Henrique, Governador e Administrador da Ordem de Cristo desde 1420, por muito
sedutora que pareça, é hoje totalmente indefensável . No entanto, não
repugnaria enquadrar esse hipotético ordenamento numa realidade local dominada
pelo poder político e económico de uma alta personagem como é o caso do
Infante, já que se verifica uma atitude mecenática da sua parte em relação à
organização da Vila medieval. Chamar-lhe plano renascentista é que não
convence, já que a introdução de uma estética classicista em Portugal apenas se
inicia, timidamente, no reinado de D. Manuel I, encontrando o seu pleno apenas
com D. João III. A haver "plano
quatrocentista", deve ter-se adaptado às vias preexistentes, romanas
evidentemente, como provavelmente aconteceu em Chaves e noutros locais.
Se Sellium era, como se
depreende da ausência de vestígios de muralhas, uma cidade aberta, segura pela
Pax Romana, nada obsta a que o seu traçado se alargasse, naturalmente, à outra
margem do rio. A insegurança dos últimos tempos do Império, marcados pelo temor
colectivo e invasões várias, teria assim conduzido ao relativo despovoamento do
primeiro núcleo urbano, demasiado exposto militarmente — embora em zona mais
salubre — e à preferência pela proximidade do monte, decerto fortificado.

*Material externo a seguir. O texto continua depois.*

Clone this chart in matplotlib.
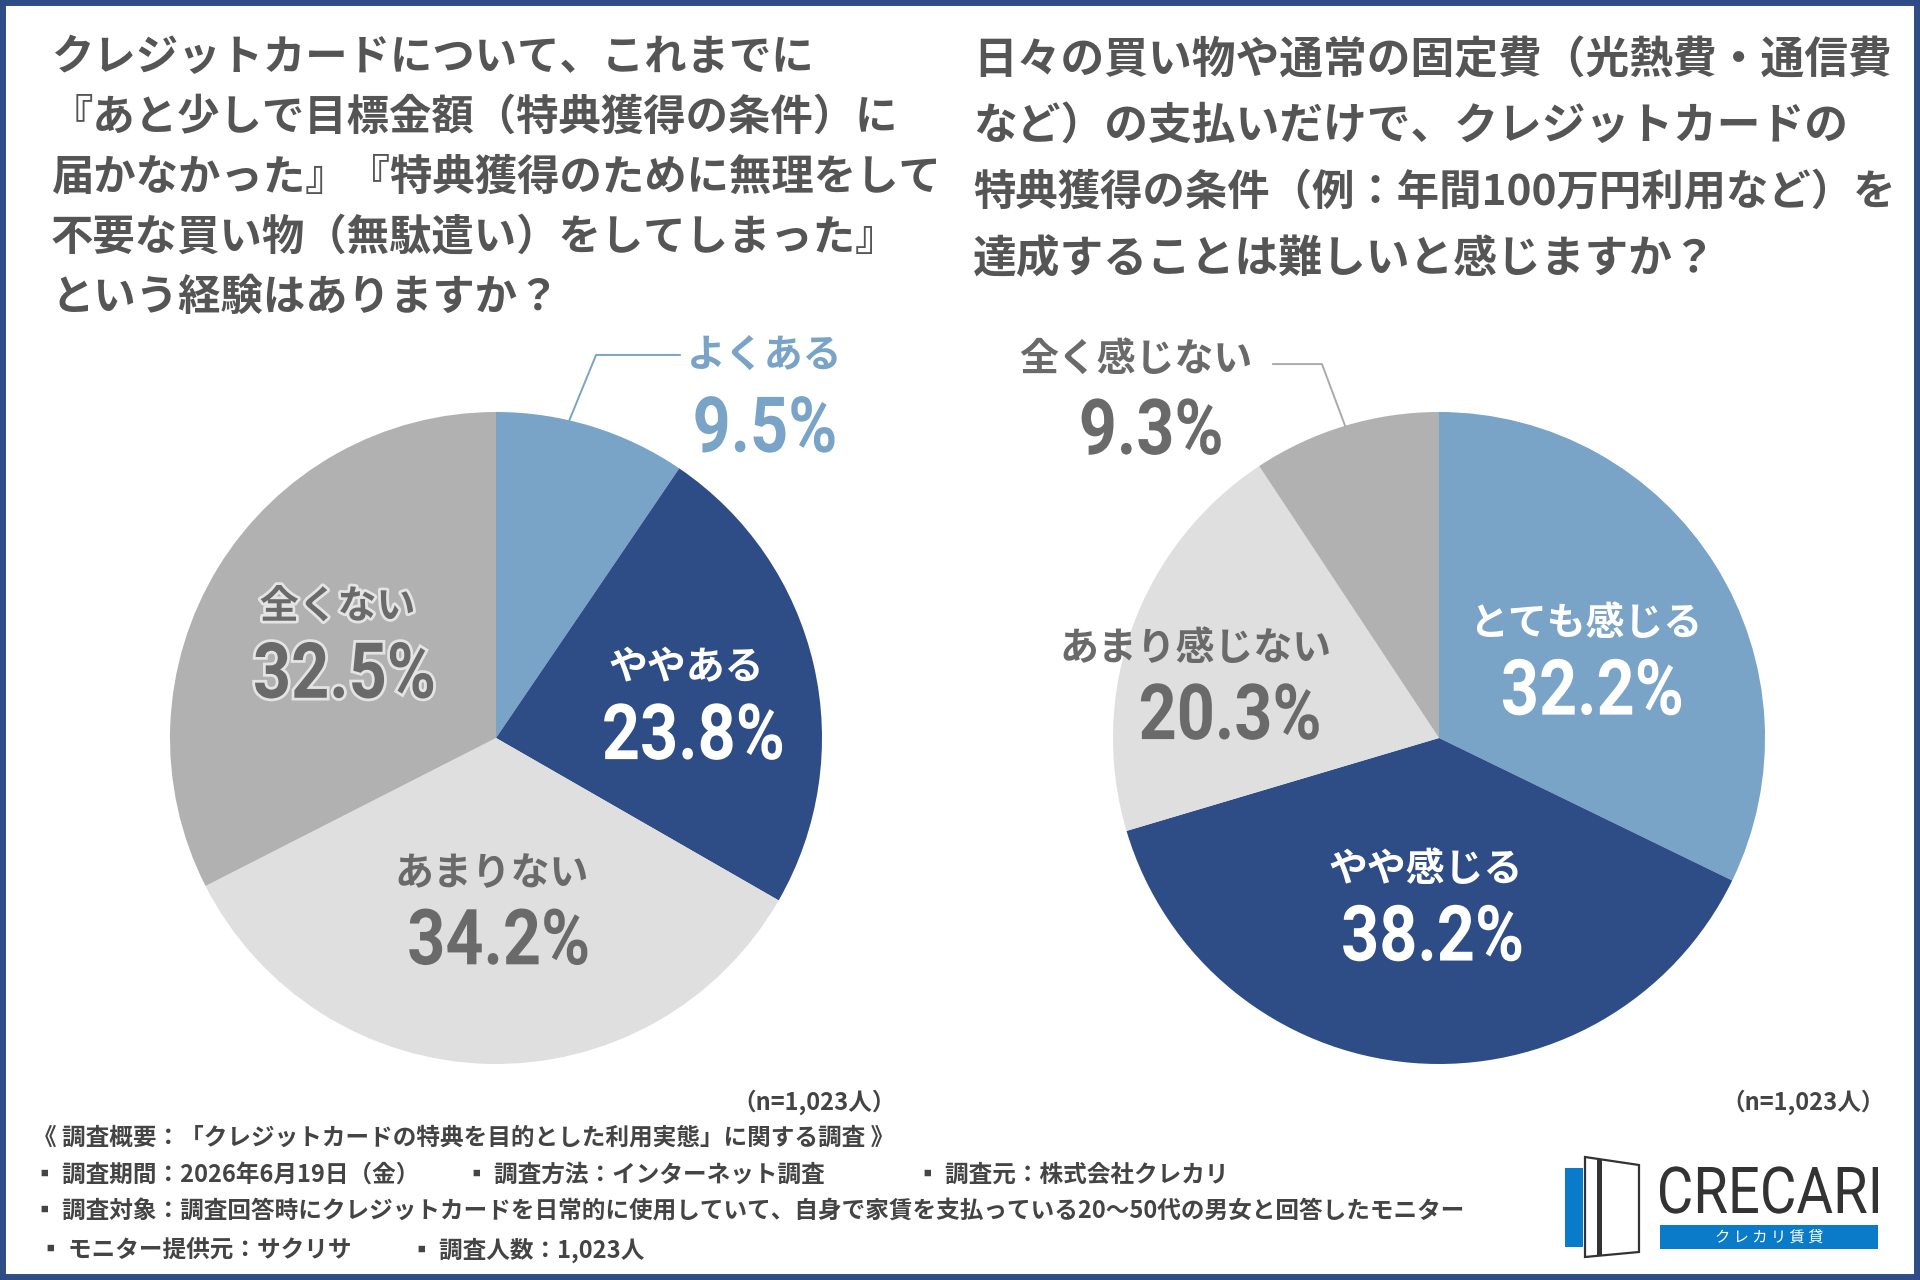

Terá havido, assim, uma continuidade
entre o povoamento romano e o medieval. O recurso à etnografia local permite
também tirar algumas conclusões interessantes: o crescimento e irradiação do
culto de Santa Iria contradiz as teses do “ermamento”, tão em voga desde
Alexandre Herculano, segundo a qual desde o domínio muçulmano no século VIII, à
fundação do castelo templário, em 1160, a região de Tomar se teria tornado um
autêntico deserto, assombrado apenas pelas ruínas dos velhos edifícios. As
recentes declarações de Cláudio Torres, na sua entrevista à revista “Sábado”, acerca
da ocupação árabe de parte do território peninsular, obrigam a uma grande
cautela em relação às ideias tradicionais sobre o assunto.
De facto, como explicar a
continuidade verificada na agricultura local, especialmente ao nível de
sistemas hidráulicos de regadio, muito provavelmente introduzidos pelos Árabes?
Como explicar as muitas lápides pré-românicas
e tantos topónimos de origem árabe, o desenvolvimento de culturas
mediterrânicas ou as novas árvores de fruto introduzidas?
Considero muito provável
uma ocupação contínua desta região desde o período romano aos nossos dias,
certamente com períodos de decréscimo demográfico, mas com um certo número de
edifícios e instituições, principalmente religiosas, a manter acesa a chama
cultural, reavivada após a Reconquista cristã e a reactivação da Vila. O
historiador José Mattoso acentua precisamente o papel dos moçárabes na
manutenção do culto de diversos santos nacionais, levantando a hipótese de
terem sido os mesmos moçárabes agentes do crescimento de outros cultos
nacionais, como o de Santa Iria. De que outros moçárabes se trataria, neste
caso, senão dos cristãos nabantinos sob o domínio árabe?
Mas
a Reconquista e o repovoamento consequente vão possibilitar um aumento da
população e fundação, em 1160, do Castelo Templário, guarda avançada dos Cristãos
próximo da linha do Tejo.
Na
verdade não vejo outra forma de explicar a notável regularidade e a excepcional
ortogonalidade viária da margem “medieval” do Nabão, o “paradoxo” de Tomar.